What is required.
Print the lines of the listing below verbatim from its first line through the line bearing "plt.rcParams['hatch.linewidth'] = 0.6". Any pictures are to be omitted.

=-=-=

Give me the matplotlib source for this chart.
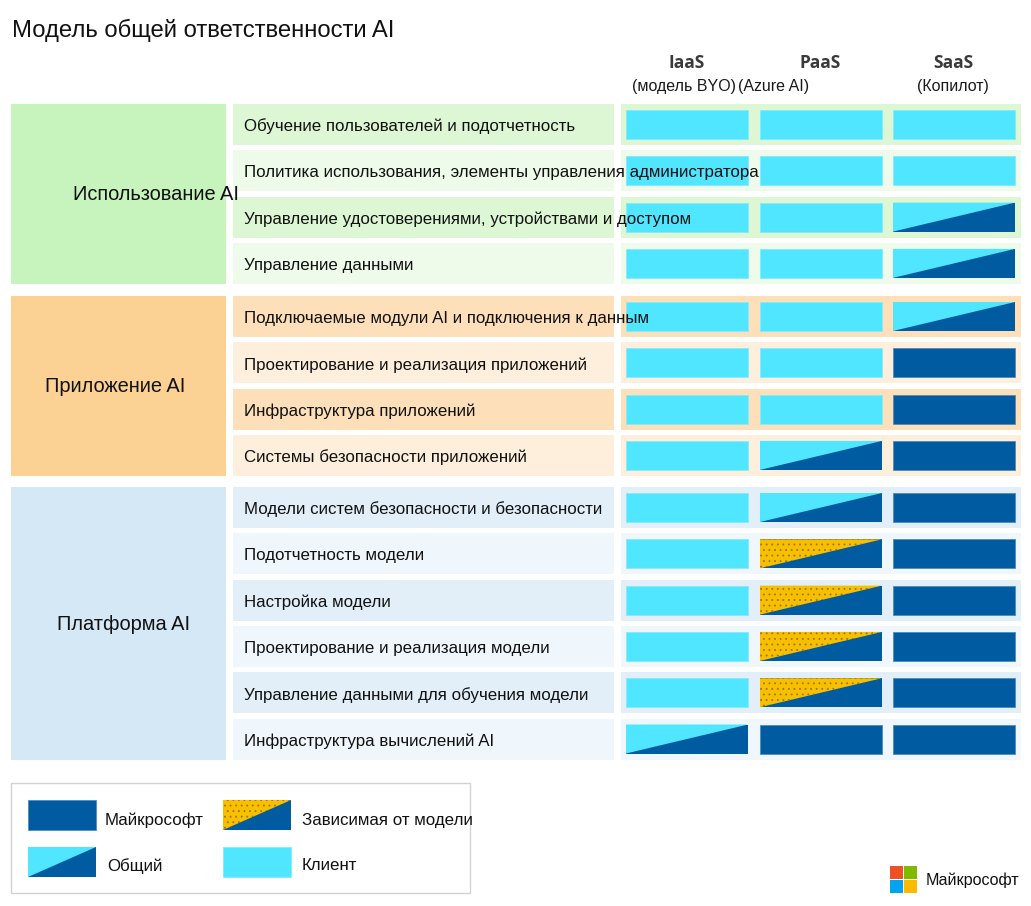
import matplotlib
matplotlib.use("Agg")
import matplotlib.pyplot as plt
from matplotlib.patches import Rectangle, Polygon

plt.rcParams['font.family'] = ['Liberation Sans', 'DejaVu Sans']
plt.rcParams['hatch.linewidth'] = 0.6

# ---------------- data ----------------
title = "Модель общей ответственности AI"
service_models = ["IaaS", "PaaS", "SaaS"]
service_subtitles = ["(модель BYO)", "(Azure AI)", "(Копилот)"]

groups = ["Использование AI", "Приложение AI", "Платформа AI"]
group_sizes = [4, 4, 6]

row_labels = [
    "Обучение пользователей и подотчетность",
    "Политика использования, элементы управления администратора",
    "Управление удостоверениями, устройствами и доступом",
    "Управление данными",
    "Подключаемые модули AI и подключения к данным",
    "Проектирование и реализация приложений",
    "Инфраструктура приложений",
    "Системы безопасности приложений",
    "Модели систем безопасности и безопасности",
    "Подотчетность модели",
    "Настройка модели",
    "Проектирование и реализация модели",
    "Управление данными для обучения модели",
    "Инфраструктура вычислений AI",
]
# C = customer, S = shared, M = Microsoft, D = model dependent
iaas = ["C", "C", "C", "C", "C", "C", "C", "C", "C", "C", "C", "C", "C", "S"]
paas = ["C", "C", "C", "C", "C", "C", "C", "S", "S", "D", "D", "D", "D", "M"]
saas = ["C", "C", "S", "S", "S", "M", "M", "M", "M", "M", "M", "M", "M", "M"]

legend_labels = {"M": "Майкрософт", "D": "Зависимая от модели", "S": "Общий", "C": "Клиент"}
brand = "Майкрософт"

# ---------------- style ----------------
CYAN = "#50e6ff"
BLUE = "#005ba1"
YELLOW = "#f7bf00"
group_colors = ["#c7f3bd", "#fbd294", "#d4e8f5"]
row_dark = ["#ddf7d5", "#fde0b9", "#e2eff9"]
row_light = ["#eefbea", "#fdefdc", "#f0f7fc"]
group_label_x = [73, 45, 57]

fig = plt.figure(figsize=(10.31, 9.06), dpi=100)
ax = fig.add_axes([0, 0, 1, 1])
ax.set_xlim(0, 1031)
ax.set_ylim(906, 0)
ax.axis("off")

ax.text(12, 30, title, fontsize=17.2, va="center", ha="left", color="#111111")

col_centers = [687, 820, 953]
for cx, name in zip(col_centers, service_models):
    ax.text(cx, 63, name, fontsize=12.5, fontweight="bold", ha="center", va="center",
            color="#3a3a3a", family=["Open Sans", "DejaVu Sans"])
sub_x = [684, 774, 953]
for sx, sub in zip(sub_x, service_subtitles):
    ax.text(sx, 87, sub, fontsize=11.5, ha="center", va="center", color="#1a1a1a")

group_tops = [104, 296, 487]
pitch = 46.3
row_h = 41
cell_x = [626, 760, 893]
cell_w = 122
cell_inset = 6


def draw_cell(x, y, w, h, kind, z=3):
    if kind == "C":
        ax.add_patch(Rectangle((x, y), w, h, facecolor=CYAN, edgecolor="#86e9fb", lw=0.6, zorder=z))
    elif kind == "M":
        ax.add_patch(Rectangle((x, y), w, h, facecolor=BLUE, edgecolor="#4d8cc0", lw=0.6, zorder=z))
    elif kind in ("S", "D"):
        top = CYAN if kind == "S" else YELLOW
        ax.add_patch(Rectangle((x, y), w, h, facecolor=BLUE, edgecolor="none", lw=0, zorder=z))
        tri = Polygon([(x, y), (x + w, y), (x, y + h)], closed=True, facecolor=top,
                      edgecolor="none", lw=0, zorder=z + 0.1)
        ax.add_patch(tri)
        if kind == "D":
            ax.add_patch(Polygon([(x, y), (x + w, y), (x, y + h)], closed=True, facecolor="none",
                                 edgecolor="#9a7a00", hatch="...", lw=0, zorder=z + 0.2))


cols = [iaas, paas, saas]
r = 0
for g, (gname, n) in enumerate(zip(groups, group_sizes)):
    top = group_tops[g]
    bottom = top + (n - 1) * pitch + row_h
    ax.add_patch(Rectangle((11, top), 215, bottom - top, facecolor=group_colors[g], edgecolor="none", zorder=1))
    ax.text(group_label_x[g], (top + bottom) / 2 + 1, gname, fontsize=14.4, ha="left", va="center",
            color="#111111", zorder=6)
    for i in range(n):
        y = top + i * pitch
        bg = row_dark[g] if i % 2 == 0 else row_light[g]
        ax.add_patch(Rectangle((233, y), 381, row_h, facecolor=bg, edgecolor="none", zorder=1))
        ax.add_patch(Rectangle((621, y), 400, row_h, facecolor=bg, edgecolor="none", zorder=1))
        ax.text(244, y + row_h / 2 + 2, row_labels[r], fontsize=12.2, ha="left", va="center",
                color="#111111", zorder=6)
        for c in range(3):
            draw_cell(cell_x[c], y + cell_inset, cell_w, row_h - 2 * cell_inset, cols[c][r])
        r += 1

# legend
ax.add_patch(Rectangle((11, 783), 459, 110, facecolor="white", edgecolor="#d2d2d2", lw=1, zorder=1))
legend_items = [("M", 28, 800, 105, 820), ("D", 223, 800, 302, 820),
                ("S", 28, 847, 107, 866), ("C", 223, 847, 302, 866)]
for kind, sx, sy, tx, ty in legend_items:
    draw_cell(sx, sy, 68, 30, kind)
    ax.text(tx, ty, legend_labels[kind], fontsize=12.2, ha="left", va="center", color="#111111")

# brand logo
logo_colors = ["#f25022", "#7fba00", "#00a4ef", "#ffb900"]
lx, ly, s = 890, 866, 13.5
for k, col in enumerate(logo_colors):
    ax.add_patch(Rectangle((lx + (k % 2) * s, ly + (k // 2) * s), s - 0.5, s - 0.5,
                           facecolor=col, edgecolor="none"))
ax.text(926, 880, brand, fontsize=11.6, ha="left", va="center", color="#111111")

fig.savefig("out.png", dpi=100)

=-=-=

Complete response.
Give me the matplotlib source for this chart.
import matplotlib
matplotlib.use("Agg")
import matplotlib.pyplot as plt
from matplotlib.patches import Rectangle, Polygon

plt.rcParams['font.family'] = ['Liberation Sans', 'DejaVu Sans']
plt.rcParams['hatch.linewidth'] = 0.6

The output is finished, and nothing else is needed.